Le agende di Meloni e Salvini si incrociano, fino a scontrarsi, in quello che è solo un antipasto della battaglia elettorale del 9 giugno 2024, data del voto alle Europee. La premier punta a oscurare l’evento di Id, sfruttando le assenze, da quella annunciata di Marine Le Pen, che manderà solo un video-messaggio, fino al forfait di Wilders. Salvini, tuttavia, non si è perso d’animo. La comunicazione del partito ha tenuto alta l’attenzione sulla convention. Come? Con una batteria di dichiarazioni contro la sinistra, a cominciare dai capigruppo di Camera e Senato, Riccardo Molinari e Massimiliano Romeo: «È vergognoso che esponenti di spicco di sinistra si dimentichino che a Firenze si incontreranno molti politici europei eletti democraticamente e stiano facendo di tutto per cancellare le basi della libertà». Nessun arretramento, dunque.
Dalle parti leghiste sono convinti che la scelta degli alleati sia buona, almeno dal punto di vista numerico.

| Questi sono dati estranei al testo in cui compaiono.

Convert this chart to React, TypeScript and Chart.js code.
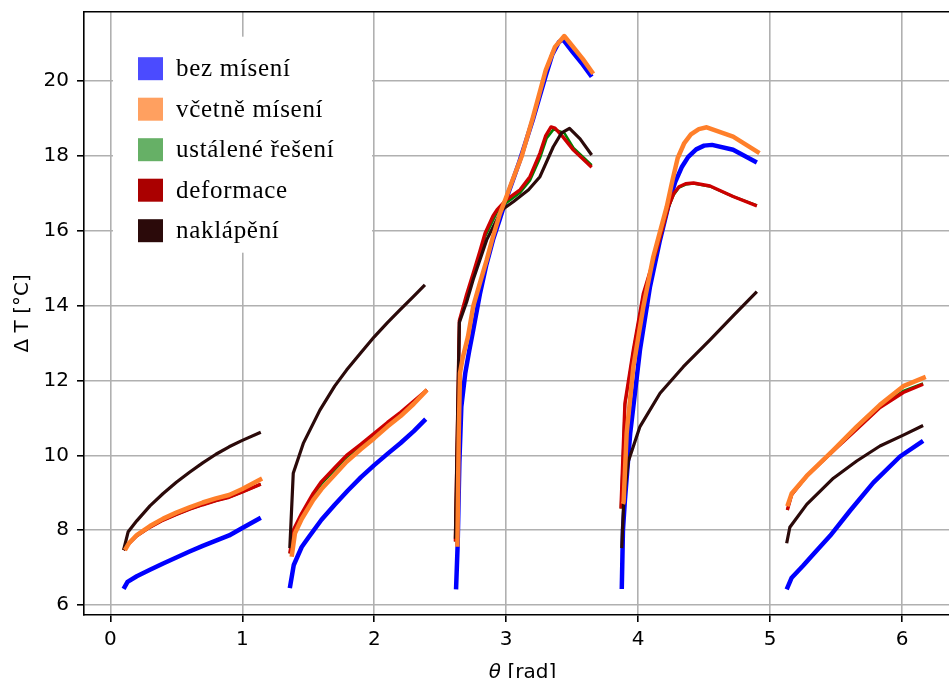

Poco male se nella compagnia ci siano i tedeschi post-nazisti dell’Afd, o gli anti islam del Partito popolare danese. Gente contro cui si prepara un cordone sanitario. I numeri premiano la linea politica oltranzista, il Rassemblement National di Le Pen punta a essere il primo partito in Francia, il Pvv di Wilders ha conquistato più seggi di tutti in Olanda.
Logoramento stile Viminale
Per seguire queste orme, in termini di successo, Salvini ha rispolverato proprio quel “modello Viminale” sperimentato nel governo Conte 1 e che ha logorato il Movimento 5 stelle. La base è la solidità della leadership interna: nessuno, da Luca Zaia a Massimiliano Fedriga, ha la forza per sfilargliela. Al momento il segretario leghista si è preso una bella porzione di visibilità. Sulla manovra economica il suo partito ha giocato sul filo del rasoio con tre emendamenti alla legge di Bilancio, firmati da Romeo, con la motivazione – per molti una scusa – di un’incomprensione.
Le proposte sono state ritirate, l’effetto punzecchiatura c’è stato. Sul mercato tutelato per l’energia, poi, Salvini ha tirato fuori gli artigli, non appena il decreto Energia bis è stato approvato, creando un caso ad hoc nel governo. «Serve una proroga», ha confermato, fiutando l’aria di un tema popolare. Si parla di soldi e di caro-bollette, in chiave antieuropea. Per Salvini è importante mettere il cappello sulla battaglia, che finora era stata condotta, in solitaria, dal ministro dell’Ambiente, Gilberto Pichetto Fratin (Forza Italia).
Il leader della Lega ha, poi, attirato l’attenzione con uno dei suoi rarissimi silenzi: il caso Lollobrigida sul treno fermato a Ciampino. Salvini, da ministro dei Trasporti, non lo ha difeso. Matteo Renzi ha annunciato un’interrogazione di Italia viva. Messo alle strette, il vicepremier potrebbe difendere Lollobrigida. Politicamente pesa la posizione espressa dal salviniano Romeo: «Sono cose che bisogna evitare». Un’altra punzecchiatura, che ha forgiato l’immagine di Salvini come unico anti Meloni. Del resto, la premier teme l’alleato più delle opposizioni.
E lo marca a uomo. Salvini, dalla sua, ha i cordoni della borsa delle infrastrutture. Sul Pnrr ha accettato una rimodulazione degli investimenti, ma ha difeso con le unghie pure l’ultimo centesimo stanziato inizialmente dal Piano. In una manovra magra ha poi portato a casa gli investimenti sul ponte sullo Stretto, che rinsalda l’asse con Forza Italia. Fa felici i presidenti di regione, Roberto Occhiuto (Calabria) e Renato Schifani (Sicilia), entrambi di Fi, oltre al valore simbolico: l’opera è un antico sogno di Silvio Berlusconi. Ma c’è un fattore non solo politico, che attiene strettamente i soldi a disposizione: muovere le leve del Ponte può diventare una macchina di consenso da qui ai prossimi anni. Anche se la prima vera scadenza è quella delle Europee.